The γ-phase can be described as a NaCl-type arrangement of two types of clusters, B12 icosahedra and B2 pairs.[6] It can be produced by compressing other boron phases to 12–20 GPa, heating to 1500–1800 0C and is quenchable to ambient conditions.[6][7][11] There is evidence of significant charge transfer from B2 pairs to the B12 icosahedra in this structure;[6] in particular, lattice dynamics suggests the presence of significant long-range electrostatic interactions.

This phase was reported by Wentorf in 1965,[7][16] however neither structure nor chemical composition were established. The structure was solved using ab initio crystal structure prediction calculations[6] and confirmed using single crystal X-ray diffraction.[11]

Tetragonal boron phases

Two tetragonal phases have been reported, T-50 (or α-tetragonal boron)[17] and T-192 (or ß-tetragonal boron) with 50 and 192 atoms in the unit cell, respectively. Whereas T-50 has been assigned to a compound (nitride (B50N2) or carbide (B50C2)),[8] T-192 is a genuine pure boron phase. It was produced in 1960 by hydrogen reduction of BBr3 on hot tungsten, rhenium or tantalum filaments at temperatures 1270–1550 °C (i.e. chemical vapor deposition).[9] Further studies have reproduced the synthesis and confirmed the absence of impurities in this phase.[18][19][20][21]

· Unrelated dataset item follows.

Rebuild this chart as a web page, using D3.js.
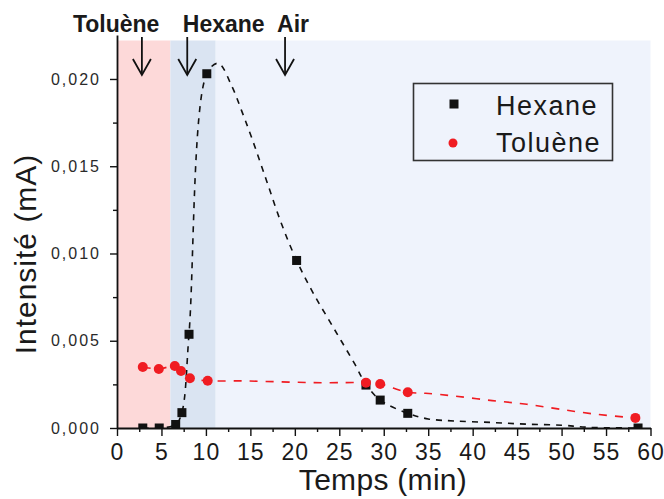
<!DOCTYPE html>
<html>
<head>
<meta charset="utf-8">
<script src="https://cdn.jsdelivr.net/npm/d3@7"></script>
<style>
  html, body { margin: 0; padding: 0; background: #ffffff; }
  svg { display: block; }
  .tick text { font-family: "Liberation Sans", Arial, sans-serif; }
</style>
</head>
<body>
<svg id="chart" width="664" height="499"></svg>
<script>
// Measured series: time (min) and current (mA)
const hexaneT = [2.9, 4.75, 6.6, 7.3, 8.1, 10.1, 20.2, 28.0, 29.6, 32.7, 58.6];
const hexaneV = [0, 0, 0.0002, 0.00088, 0.00537, 0.0203, 0.0096, 0.00246, 0.0016, 0.00084, 0];
const tolueneT = [2.9, 4.7, 6.5, 7.2, 8.2, 10.2, 28.0, 29.6, 32.7, 58.3];
const tolueneV = [0.0035, 0.00338, 0.00355, 0.00327, 0.00285, 0.00271, 0.0026, 0.00252, 0.00205, 0.00058];

// Smoothed trend curves (dashed)
const hexaneFitT = [2.9, 4.75, 6.6, 7.3, 8.1, 10.1, 11.4, 12.9, 14.0, 15.1, 16.8, 18.5, 20.2, 22.1, 24.4, 26.7, 28.0, 29.6, 32.7, 35.0, 38.0, 42.0, 46.0, 50.0, 53.0, 58.6];
const hexaneFitV = [0, 0, 0.0002, 0.0009, 0.0054, 0.0203, 0.0209, 0.0196, 0.0182, 0.0167, 0.0142, 0.0117, 0.0096, 0.0077, 0.0057, 0.0037, 0.0025, 0.0016, 0.00084, 0.00052, 0.0004, 0.00032, 0.00022, 0.00016, 0.00004, 0];
const tolueneFitT = [2.9, 4.7, 6.5, 7.2, 8.2, 10.2, 14, 18, 22, 25.7, 28.0, 29.6, 32.7, 34.7, 38.0, 42.2, 46.1, 49.9, 54.0, 58.3];
const tolueneFitV = [0.0035, 0.00338, 0.00355, 0.00327, 0.00285, 0.00271, 0.0027, 0.00265, 0.0026, 0.0026, 0.0026, 0.00252, 0.00205, 0.00199, 0.00183, 0.00157, 0.00136, 0.00107, 0.00078, 0.00058];

// Gas phases (shaded bands)
const phaseStart = [0, 6.0, 11.1];
const phaseEnd = [6.0, 11.1, 60];
const phaseColor = ["#fdd9d9", "#dae4f2", "#eff3fc"];

// Injection annotations
const eventLabels = ["Toluène", "Hexane", "Air"];
const eventLabelT = [-0.1, 12.0, 19.8];
const eventArrowT = [2.8, 7.9, 18.9];

// Axes ticks
const xTicks = [0, 5, 10, 15, 20, 25, 30, 35, 40, 45, 50, 55, 60];
const xMinor = [2.5, 7.5, 12.5, 17.5, 22.5, 27.5, 32.5, 37.5, 42.5, 47.5, 52.5, 57.5];
const yTicks = [0, 0.005, 0.010, 0.015, 0.020];
const yTickLabels = ["0,000", "0,005", "0,010", "0,015", "0,020"];
const yMinor = [0.0025, 0.0075, 0.0125, 0.0175];

const seriesNames = ["Hexane", "Toluène"];
const seriesColors = ["#111111", "#f01c22"];

const svg = d3.select("#chart");
const plotLeft = 117, plotRight = 650.5, plotTop = 35, plotBottom = 428;

const x = d3.scaleLinear().domain([0, 60]).range([plotLeft, plotRight]);
const y = d3.scaleLinear().domain([0, 0.02252]).range([plotBottom, plotTop]);

// Shaded phases
svg.append("g").selectAll("rect")
  .data(phaseStart.map((s, i) => ({ s, e: phaseEnd[i], c: phaseColor[i] })))
  .join("rect")
  .attr("x", d => x(d.s))
  .attr("width", d => x(d.e) - x(d.s))
  .attr("y", 40.5)
  .attr("height", plotBottom - 40.5)
  .attr("fill", d => d.c);

// Clip region for the plot
svg.append("clipPath").attr("id", "plotClip")
  .append("rect").attr("x", plotLeft).attr("y", plotTop)
  .attr("width", plotRight - plotLeft + 6).attr("height", plotBottom - plotTop);

const plot = svg.append("g").attr("clip-path", "url(#plotClip)");

const line = d3.line().x(d => x(d[0])).y(d => y(d[1])).curve(d3.curveCatmullRom.alpha(0.5));

plot.append("path")
  .datum(hexaneFitT.map((t, i) => [t, hexaneFitV[i]]))
  .attr("d", line)
  .attr("fill", "none")
  .attr("stroke", seriesColors[0])
  .attr("stroke-width", 1.6)
  .attr("stroke-dasharray", "6,6");

plot.append("path")
  .datum(tolueneFitT.map((t, i) => [t, tolueneFitV[i]]))
  .attr("d", line)
  .attr("fill", "none")
  .attr("stroke", seriesColors[1])
  .attr("stroke-width", 1.6)
  .attr("stroke-dasharray", "8,8");

// Hexane markers (squares)
const sq = 9;
plot.append("g").selectAll("rect")
  .data(hexaneT.map((t, i) => [t, hexaneV[i]]))
  .join("rect")
  .attr("x", d => x(d[0]) - sq / 2)
  .attr("y", d => y(d[1]) - sq / 2)
  .attr("width", sq).attr("height", sq)
  .attr("fill", seriesColors[0]);

// Toluène markers (dots)
plot.append("g").selectAll("circle")
  .data(tolueneT.map((t, i) => [t, tolueneV[i]]))
  .join("circle")
  .attr("cx", d => x(d[0]))
  .attr("cy", d => y(d[1]))
  .attr("r", 5)
  .attr("fill", seriesColors[1]);

// Axes
const axisColor = "#111";
const yAxis = svg.append("g").attr("transform", `translate(${plotLeft},0)`)
  .call(d3.axisLeft(y).tickValues(yTicks).tickSize(7).tickSizeOuter(0)
    .tickFormat((d, i) => yTickLabels[i]));
svg.append("g").attr("transform", `translate(${plotLeft},0)`)
  .call(d3.axisLeft(y).tickValues(yMinor).tickSize(4).tickSizeOuter(0).tickFormat(""))
  .select(".domain").remove();

const xAxis = svg.append("g").attr("transform", `translate(0,${plotBottom})`)
  .call(d3.axisBottom(x).tickValues(xTicks).tickSize(8).tickSizeOuter(0));
svg.append("g").attr("transform", `translate(0,${plotBottom})`)
  .call(d3.axisBottom(x).tickValues(xMinor).tickSize(4).tickSizeOuter(0).tickFormat(""))
  .select(".domain").remove();

svg.selectAll(".domain").attr("stroke", axisColor).attr("stroke-width", 1.8);
svg.selectAll(".tick line").attr("stroke", axisColor).attr("stroke-width", 1.4);

yAxis.selectAll(".tick text")
  .attr("x", -16)
  .attr("font-size", 16)
  .attr("letter-spacing", "2px")
  .attr("fill", "#2a2a2a");

xAxis.selectAll(".tick text")
  .attr("y", 16)
  .attr("font-size", 23)
  .attr("letter-spacing", "1px")
  .attr("fill", "#1a1a1a");

// Axis titles
svg.append("text")
  .attr("transform", "translate(36,254) rotate(-90)")
  .attr("text-anchor", "middle")
  .attr("font-family", "Liberation Sans, Arial, sans-serif")
  .attr("font-size", 30)
  .attr("letter-spacing", "1px")
  .attr("fill", "#1a1a1a")
  .text("Intensité (mA)");

svg.append("text")
  .attr("x", 383).attr("y", 490)
  .attr("text-anchor", "middle")
  .attr("font-family", "Liberation Sans, Arial, sans-serif")
  .attr("font-size", 30)
  .attr("letter-spacing", "0.3px")
  .attr("fill", "#1a1a1a")
  .text("Temps (min)");

// Event labels and arrows
svg.append("g").selectAll("text")
  .data(eventLabels)
  .join("text")
  .attr("x", (d, i) => x(eventLabelT[i]))
  .attr("y", 32)
  .attr("text-anchor", "middle")
  .attr("font-family", "Liberation Sans, Arial, sans-serif")
  .attr("font-weight", "bold")
  .attr("font-size", 23)
  .attr("fill", "#1a1a1a")
  .text(d => d);

const arrows = svg.append("g").attr("stroke", "#111").attr("stroke-width", 1.8).attr("fill", "none");
eventArrowT.forEach(t => {
  const ax = x(t);
  arrows.append("line").attr("x1", ax).attr("x2", ax).attr("y1", 37).attr("y2", 75);
  arrows.append("path").attr("d", `M${ax - 9},59 L${ax},75 L${ax + 9},59`);
});

// Legend
const legend = svg.append("g");
legend.append("rect")
  .attr("x", 413.5).attr("y", 83.5).attr("width", 199).attr("height", 77)
  .attr("fill", "none").attr("stroke", "#333").attr("stroke-width", 1.6);
legend.append("rect").attr("x", 454 - 4.5).attr("y", 104 - 4.5).attr("width", 9).attr("height", 9).attr("fill", seriesColors[0]);
legend.append("circle").attr("cx", 453).attr("cy", 143).attr("r", 4.5).attr("fill", seriesColors[1]);
legend.selectAll("text.lg")
  .data(seriesNames)
  .join("text")
  .attr("class", "lg")
  .attr("x", 496)
  .attr("y", (d, i) => 115 + i * 37)
  .attr("font-family", "Liberation Sans, Arial, sans-serif")
  .attr("font-size", 27)
  .attr("letter-spacing", "1.5px")
  .attr("fill", "#1a1a1a")
  .text(d => d);
</script>
</body>
</html>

High-pressure superconducting phase

Compressing boron above 160 GPa produces a boron phase with an as yet unknown structure. Contrary to other phases, which are semiconductors, this phase is a metal and becomes a superconductor with a critical temperature increasing from 4 K at 160 GPa to 11 K at 250 GPa.[22] This structural transformation occurs at pressures at which theory predicts the icosahedra to dissociate.[23]

Amorphous boron

Amorphous boron contains B12 regular icosahedra that are randomly bonded to each other without long range order.[24][25] Pure amorphous boron can be produced by thermal decomposition of diborane at temperatures below 1000 °C. Annealing at 1000 °C converts amorphous boron to β-rhombohedral boron.[26] Amorphous boron nanowires (30–60 nm thick)[27] or fibers[28] can be produced by magnetron sputtering and laser-assisted chemical vapor deposition, respectively; and they also convert to β-rhombohedral boron nanowires upon annealing at 1000 °C.[27]